The final session of Office 2.0 was a VC panel discussion followed by closing remarks by Ismael Ghalimi – the organizer of Office2.0. Ismael had a hard time dealing with Apple this year even though he was doing them a huge favor by gifting everyone (except media) a free iPhone. But Apple made it really hard for him e.g., requiring individual orders (no more than 10 at a time).
The result: a competition to create a new device in a form factor slightly larger than iPhone with open source software and hardware. The participants can submit their plans for this device and the best entry will have the first order of 1,000 devices from Office2.0 – in addition to all the publicity, visibility and glamor that would come with such an honor.
As Ismael put it, its a stretch goal and it may be too hard but he is going to give it a try. And I personally think that with the caliber of the Office2.0 organizers and attendees – it has as good a chance of succeeding of coming to fruition as any angel/VC funded ideas. So may be the next hot device is going to be an oPhone and not a gPhone!

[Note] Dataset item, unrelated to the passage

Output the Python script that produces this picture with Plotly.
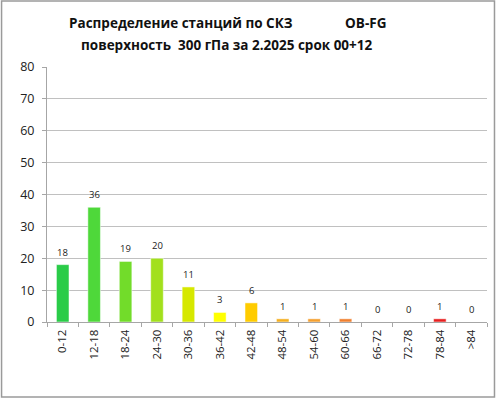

In all, it was a very nice conference and I am glad I attended. Kudos to Ismael and his team!
Update: Ismael has posted details of his oPhone – officially called “Redux Model 1” on his blog. Here is an excerpt:
The device we want to design and build, code-named Redux Model 1, is best described as a Mini Tablet. At a conceptual level, it would be similar to an over-sized iPod Touch, with no native applications at the exception of the web browser. It would be slightly thicker than an iPhone by one or two millimeters, and would be an inch smaller than a standard DVD case diagonally.
The concept for the device is minimalist (hence the name). It would sport a large multi-touch screen (no keyboard), have no more than two buttons (On/Off and Home), and provide a Mini-USB port, an SD Card slot, and a 3.5 mm mini stereo audio jack. It would support WiFi (802.11 a/b/g) and Bluetooth 2.0. It would not support any cellular network directly, but could connect to one over Bluetooth. Also, it would not have a camera nor any built-in GPS. As such, it would be a companion to a mobile phone, much like Palm’s Foleo (R.I.P.) was supposed to be. And because it would be so simple, yet larger than a phone, it should be relatively easy to design and build. It’s not a leading edge device in any shape or form, it’s just one based on a form factor that nobody really tried before, and as such it will succeed or fail not because of engineering constraint, but because of usability factors, which is exactly the field of experimentation that we have an interest in.
This is surely going to be very interesting.